Today I had one of those moments of teaching that you dream about after watching sentimental movies like Goodbye Mr Chips or that one with Robin Williams and the desks.
I'm lucky enough to be teaching undergraduate education students in a unit of Indigenous cultural studies, aimed at helping them embed Indigenous perspectives in their teaching practice. Some of the students have been having a hard time learning to understand that their cultural and historical perspective is not the only one. The responses have been varied. One young fellow ignores everything everyone else says and repeats the same comments every week. One women struggles away silently, but occasionally introduces a novel or insightful way of thinking. And today someone just got it. He changed his mind. He really, really did.
In his own time, he came to me to discuss his A- essay to ask how he could improve his work. He then discussed, with great insight, the topic of that assignment in a way that demonstrated that he'd continued to think about it after handing it in. In fact, if he'd included the analysis he made during our conversation in his submitted work he would certainly have been an A+.

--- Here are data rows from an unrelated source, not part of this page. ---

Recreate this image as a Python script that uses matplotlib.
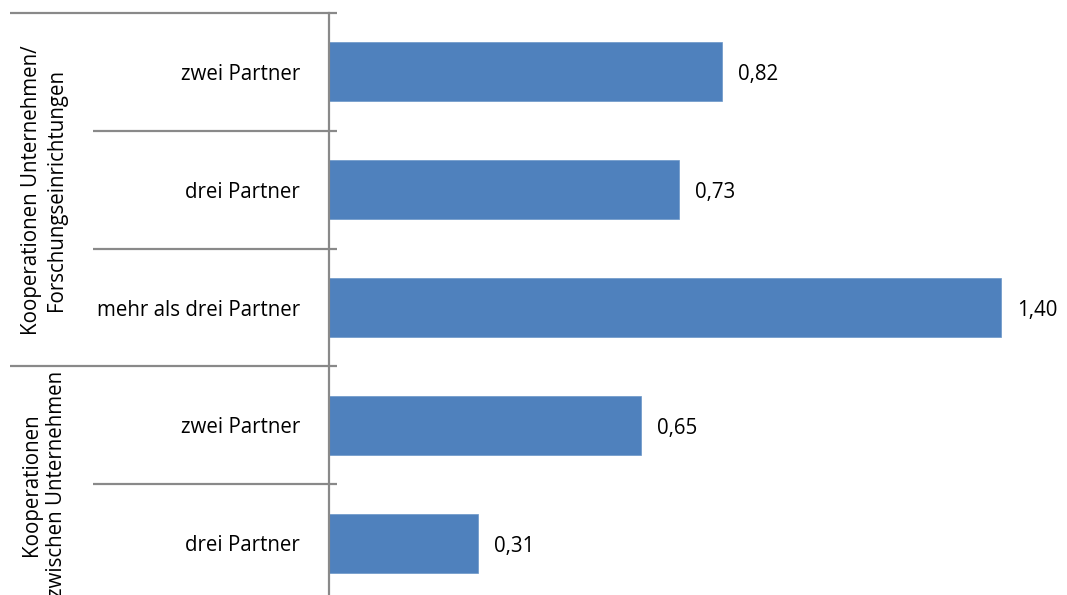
import matplotlib
matplotlib.use("Agg")
import matplotlib.pyplot as plt
import matplotlib.transforms as mtransforms

categories = ["zwei Partner", "drei Partner", "mehr als drei Partner", "zwei Partner", "drei Partner"]
values = [0.82, 0.73, 1.40, 0.65, 0.31]
value_labels = ["0,82", "0,73", "1,40", "0,65", "0,31"]
groups = ["Kooperationen Unternehmen/\nForschungseinrichtungen", "Kooperationen\nzwischen Unternehmen"]
group_sizes = [3, 2]

W, H = 1067, 595
fig = plt.figure(figsize=(W / 100, H / 100), dpi=100)
plt.rcParams['font.family'] = ['Open Sans', 'DejaVu Sans']
FS = 14.8

left_px, top_px, bottom_px = 329, 13, 602
ax = fig.add_axes([left_px / W, 1 - bottom_px / H, 1 - left_px / W, (bottom_px - top_px) / H])

bar_color = "#4F81BD"
line_color = "#898989"
ypos = list(range(len(values)))
ax.barh(ypos, values, height=0.5, color=bar_color, edgecolor="#6A96C8", linewidth=0.5, zorder=2)
ax.set_ylim(len(values) - 0.5, -0.5)
ax.set_xlim(0, (W - left_px) / 479.8)

for y, v, lab in zip(ypos, values, value_labels):
    ax.annotate(lab, xy=(v, y), xytext=(16, -3), textcoords="offset pixels",
                ha="left", va="center", fontsize=FS, color="#000000")

ax.set_yticks(ypos)
ax.set_yticklabels(categories, fontsize=FS)
ax.tick_params(axis="y", direction="in", length=5, width=1.2, color=line_color, pad=21)
ax.set_xticks([])
for s in ["top", "right", "bottom"]:
    ax.spines[s].set_visible(False)
ax.spines["left"].set_color(line_color)
ax.spines["left"].set_linewidth(1.6)

# separator lines (x in figure pixels, y in data)
trans = mtransforms.blended_transform_factory(
    mtransforms.Affine2D().scale(1.0 / W, 1.0) + fig.transFigure, ax.transData)

bounds_outer = [-0.5]
acc = -0.5
for g in group_sizes:
    acc += g
    bounds_outer.append(acc)
all_bounds = [i - 0.5 for i in range(len(values) + 1)]
for b in all_bounds:
    x0 = 10 if b in bounds_outer else 93
    ax.plot([x0, 337], [b, b], transform=trans, color=line_color, lw=1.6,
            clip_on=False, solid_capstyle="butt")

# group labels
start = -0.5
for name, g in zip(groups, group_sizes):
    center = start + g / 2
    ax.text(44, center, name, transform=trans, rotation=90, ha="center", va="center",
            multialignment="center", fontsize=FS, linespacing=1.2)
    start += g

fig.savefig("out.png", dpi=100)
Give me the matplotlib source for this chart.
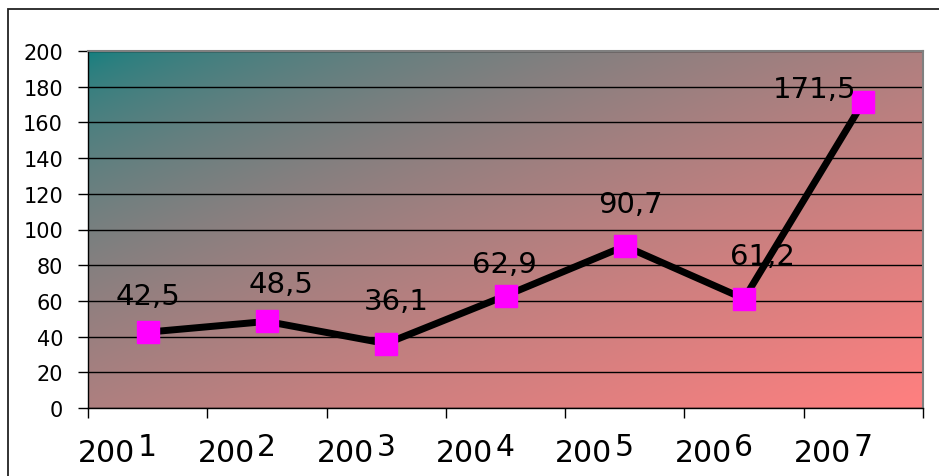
import matplotlib.pyplot as plt
import numpy as np
from matplotlib.colors import LinearSegmentedColormap
from matplotlib.patches import Rectangle

# yearly values
years = ["2001", "2002", "2003", "2004", "2005", "2006", "2007"]
values = [42.5, 48.5, 36.1, 62.9, 90.7, 61.2, 171.5]

# label offsets from each point, in points
label_offsets = [(0, 26), (10, 27), (7, 31), (-1, 23), (4, 30), (13, 31), (-35, 9)]

fig = plt.figure(figsize=(9.39, 4.77), dpi=100)
ax = fig.add_axes([88 / 939, 68 / 477, 835 / 939, 357 / 477])

# diagonal background fill, teal at top-left to salmon at bottom-right
n = 300
u, v = np.meshgrid(np.linspace(0, 1, n), np.linspace(0, 1, n))
grad = ((u + v) / 2) ** 0.6
cmap = LinearSegmentedColormap.from_list("bg", ["#107f7f", "#ff8080"])
ax.imshow(grad, extent=(-0.5, 6.5, 0, 200), origin="upper", aspect="auto",
          cmap=cmap, interpolation="bicubic", zorder=0)

x = np.arange(len(values))
ax.plot(x, values, color="black", lw=5, marker="s", ms=16,
        mfc="#ff00ff", mec="#ff00ff", zorder=3, solid_joinstyle="miter")

# value labels
for i, val in enumerate(values):
    txt = f"{val}".replace(".", ",")
    ax.annotate(txt, (i, val), xytext=label_offsets[i], textcoords="offset points",
                ha="center", va="center", fontsize=21, zorder=4)

ax.set_xlim(-0.5, 6.5)
ax.set_ylim(0, 200)
ax.set_yticks(np.arange(0, 201, 20))
ax.yaxis.grid(True, color="black", lw=1)
ax.set_xticks(np.arange(-0.5, 7, 1))
ax.set_xticklabels([])
ax.tick_params(axis="y", labelsize=15, length=7, width=1, pad=11)
ax.tick_params(axis="x", length=7, width=1)

# year labels: "200" followed by a raised last digit
for i, y in enumerate(years):
    ax.annotate(y[:3], (i, 0), xycoords=ax.get_xaxis_transform(),
                xytext=(-50, -38), textcoords="offset points",
                ha="left", va="baseline", fontsize=21.5, annotation_clip=False)
    ax.annotate(y[3], (i, 0), xycoords=ax.get_xaxis_transform(),
                xytext=(-7, -34), textcoords="offset points",
                ha="left", va="baseline", fontsize=21.5, annotation_clip=False)

for side in ["top", "right"]:
    ax.spines[side].set_color("#808080")
    ax.spines[side].set_linewidth(1.5)
for side in ["left", "bottom"]:
    ax.spines[side].set_linewidth(1)

# chart frame
fig.add_artist(Rectangle((8 / 939, -0.1), 1.0, 1.1 - 10 / 477,
                         transform=fig.transFigure, fill=False,
                         edgecolor="#222222", lw=1.3))

fig.savefig("out.png", dpi=100)
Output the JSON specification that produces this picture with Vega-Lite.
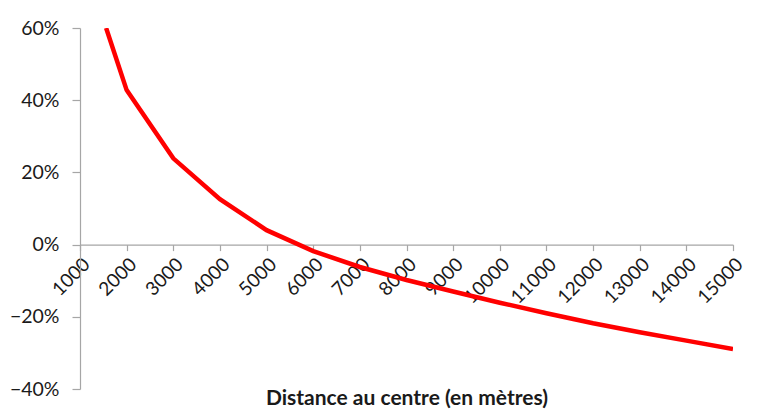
{
  "$schema": "https://vega.github.io/schema/vega-lite/v6.json",
  "width": 653,
  "height": 361,
  "autosize": {"type": "none"},
  "padding": {"left": 80, "top": 28, "right": 25, "bottom": 23},
  "background": "white",
  "config": {"view": {"stroke": null}, "font": "Lato"},
  "data": {"values": [
    {"distance": 1560, "variation": 0.60},
    {"distance": 2000, "variation": 0.428},
    {"distance": 3000, "variation": 0.239},
    {"distance": 4000, "variation": 0.126},
    {"distance": 5000, "variation": 0.040},
    {"distance": 6000, "variation": -0.018},
    {"distance": 7000, "variation": -0.062},
    {"distance": 8000, "variation": -0.098},
    {"distance": 9000, "variation": -0.130},
    {"distance": 10000, "variation": -0.161},
    {"distance": 11000, "variation": -0.190},
    {"distance": 12000, "variation": -0.218},
    {"distance": 13000, "variation": -0.243},
    {"distance": 14000, "variation": -0.266},
    {"distance": 15000, "variation": -0.289}
  ]},
  "mark": {"type": "line", "color": "#ff0000", "strokeWidth": 4.5, "clip": true},
  "encoding": {
    "x": {
      "field": "distance",
      "type": "quantitative",
      "scale": {"domain": [1000, 15000], "nice": false, "zero": false},
      "axis": {
        "title": "Distance au centre (en mètres)",
        "titleFontSize": 21,
        "titleFontWeight": "bold",
        "titleColor": "#1a1a1a",
        "titleBaseline": "middle",
        "titleY": 154,
        "offset": -144.4,
        "values": [1000, 2000, 3000, 4000, 5000, 6000, 7000, 8000, 9000, 10000, 11000, 12000, 13000, 14000, 15000],
        "format": "d",
        "labelAngle": -45,
        "labelFontSize": 19,
        "labelColor": "#1a1a1a",
        "labelPadding": 4,
        "labelOverlap": false,
        "labelFlush": false,
        "grid": false,
        "domainColor": "#a6a6a6",
        "tickColor": "#a6a6a6",
        "tickSize": 6,
        "domainWidth": 1.2,
        "tickWidth": 1.2
      }
    },
    "y": {
      "field": "variation",
      "type": "quantitative",
      "scale": {"domain": [-0.4, 0.6], "nice": false},
      "axis": {
        "title": null,
        "values": [-0.4, -0.2, 0, 0.2, 0.4, 0.6],
        "format": ".0%",
        "labelFontSize": 19.5,
        "labelColor": "#1a1a1a",
        "labelPadding": 13,
        "grid": false,
        "domainColor": "#a6a6a6",
        "tickColor": "#a6a6a6",
        "tickSize": 8,
        "domainWidth": 1.2,
        "tickWidth": 1.2
      }
    }
  }
}
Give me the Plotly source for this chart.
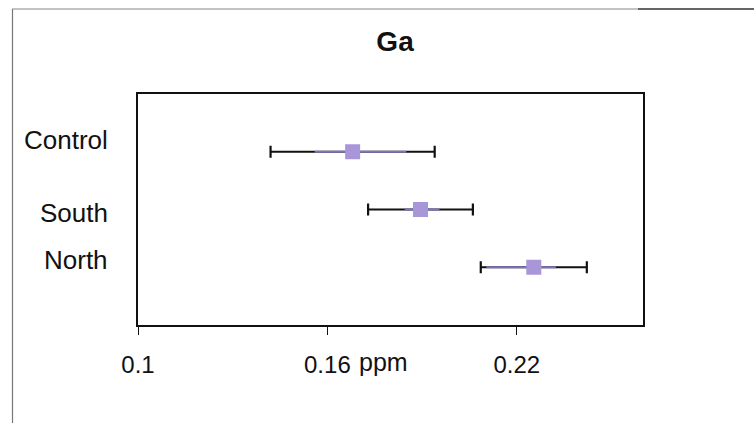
import plotly.graph_objects as go

categories = ["Control", "South", "North"]
means = [0.168, 0.1895, 0.2254]
err_black = [0.026, 0.0166, 0.0168]
err_purple_minus = [0.012, 0.005, 0.015]
err_purple_plus = [0.017, 0.006, 0.007]
x_ticks = [0.1, 0.16, 0.22]
x_ticktext = ["0.1", "0.16", "0.22"]
label_shift = [12, -3, 7]

FONT = "Liberation Sans, Arial, sans-serif"

fig = go.Figure()
fig.add_trace(go.Scatter(
    x=means, y=categories, mode="markers",
    marker=dict(symbol="square", size=15, color="rgba(0,0,0,0)"),
    error_x=dict(type="data", array=err_black, symmetric=True,
                 color="#111111", thickness=2.2, width=6),
    showlegend=False, hoverinfo="skip"))
fig.add_trace(go.Scatter(
    x=means, y=categories, mode="markers",
    marker=dict(symbol="square", size=15, color="#a896d8",
                line=dict(width=0)),
    error_x=dict(type="data", array=err_purple_plus,
                 arrayminus=err_purple_minus, symmetric=False,
                 color="#7f70c0", thickness=2, width=0),
    showlegend=False))

fig.update_layout(
    width=754, height=423,
    margin=dict(l=138, r=111, t=94, b=98),
    paper_bgcolor="white", plot_bgcolor="white",
    font=dict(family=FONT, color="#111111"),
    title=dict(text="<b>Ga</b>", x=0.509, xref="paper", xanchor="center",
               y=1 - 41 / 423, yanchor="middle",
               font=dict(size=28, family=FONT, color="#111111")),
    xaxis=dict(range=[0.1, 0.26], tickvals=x_ticks, ticktext=x_ticktext,
               showgrid=False, zeroline=False, showline=True,
               linecolor="#111111", linewidth=2, mirror=True,
               ticks="outside", ticklen=8, tickwidth=1, tickcolor="#111111",
               ticklabelstandoff=9,
               tickfont=dict(size=24, family=FONT, color="#111111")),
    yaxis=dict(type="category", categoryorder="array",
               categoryarray=categories[::-1], range=[-1, 3],
               showgrid=False, zeroline=False, showline=True,
               linecolor="#111111", linewidth=2, mirror=True,
               showticklabels=False, ticks=""),
)

for cat, sh in zip(categories, label_shift):
    fig.add_annotation(x=(110 - 138) / 505, xref="paper", y=cat, yref="y",
                       text=cat, showarrow=False, xanchor="right",
                       yanchor="middle", yshift=sh,
                       font=dict(size=26, family=FONT, color="#111111"))

fig.add_annotation(x=(357 - 138) / 505, xref="paper",
                   y=(325 - 362) / 231, yref="paper",
                   text="ppm", showarrow=False, xanchor="left",
                   yanchor="middle",
                   font=dict(size=25, family=FONT, color="#111111"))

# outer frame lines of the scanned figure
fig.add_shape(type="line", xref="paper", yref="paper",
              x0=(12.5 - 138) / 505, x1=(12.5 - 138) / 505,
              y0=(325 - 9) / 231, y1=(325 - 423) / 231,
              line=dict(color="#777777", width=1.2))
fig.add_shape(type="line", xref="paper", yref="paper",
              x0=(12 - 138) / 505, x1=(638 - 138) / 505,
              y0=(325 - 9) / 231, y1=(325 - 9) / 231,
              line=dict(color="#888888", width=1.2))
fig.add_shape(type="line", xref="paper", yref="paper",
              x0=(638 - 138) / 505, x1=(754 - 138) / 505,
              y0=(325 - 9) / 231, y1=(325 - 9) / 231,
              line=dict(color="#333333", width=1.5))

fig.write_html("out.html")
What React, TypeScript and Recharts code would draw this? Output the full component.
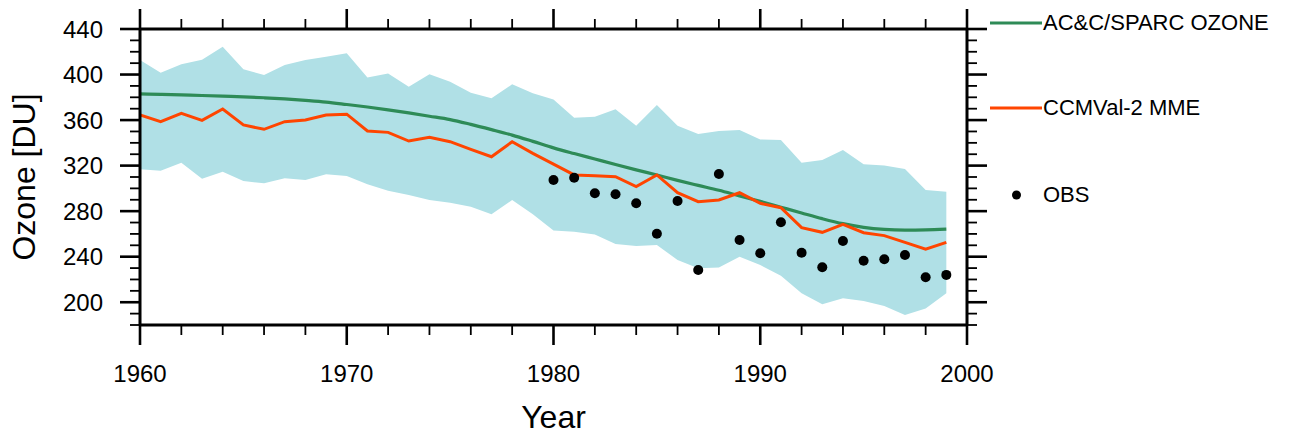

After this moment he went on to talk about his developing views on Indigenous education and cross-cultural education, and how the material in the class was challenging his cultural assumptions. He talked about how one of the teachers from the school he went to said to him 'Indigenous studies, why would you want to do that?' and he had his first inkling of the institutionalised racism that Indigenous kids face, and the willingness of non-Indigenous kids and adults to let Indigenous people be invisible in the education system.
I've taught all kinds of things over the past few years. But this is the first time I feel like I've watched someone learn something that really matters. Something that will continue to matter for a long time after I say goodbye to him. And something, of course, that I could never really teach him. Something that he learned for himself. So I don't really have any reason for feeling as proud as I do, but I do!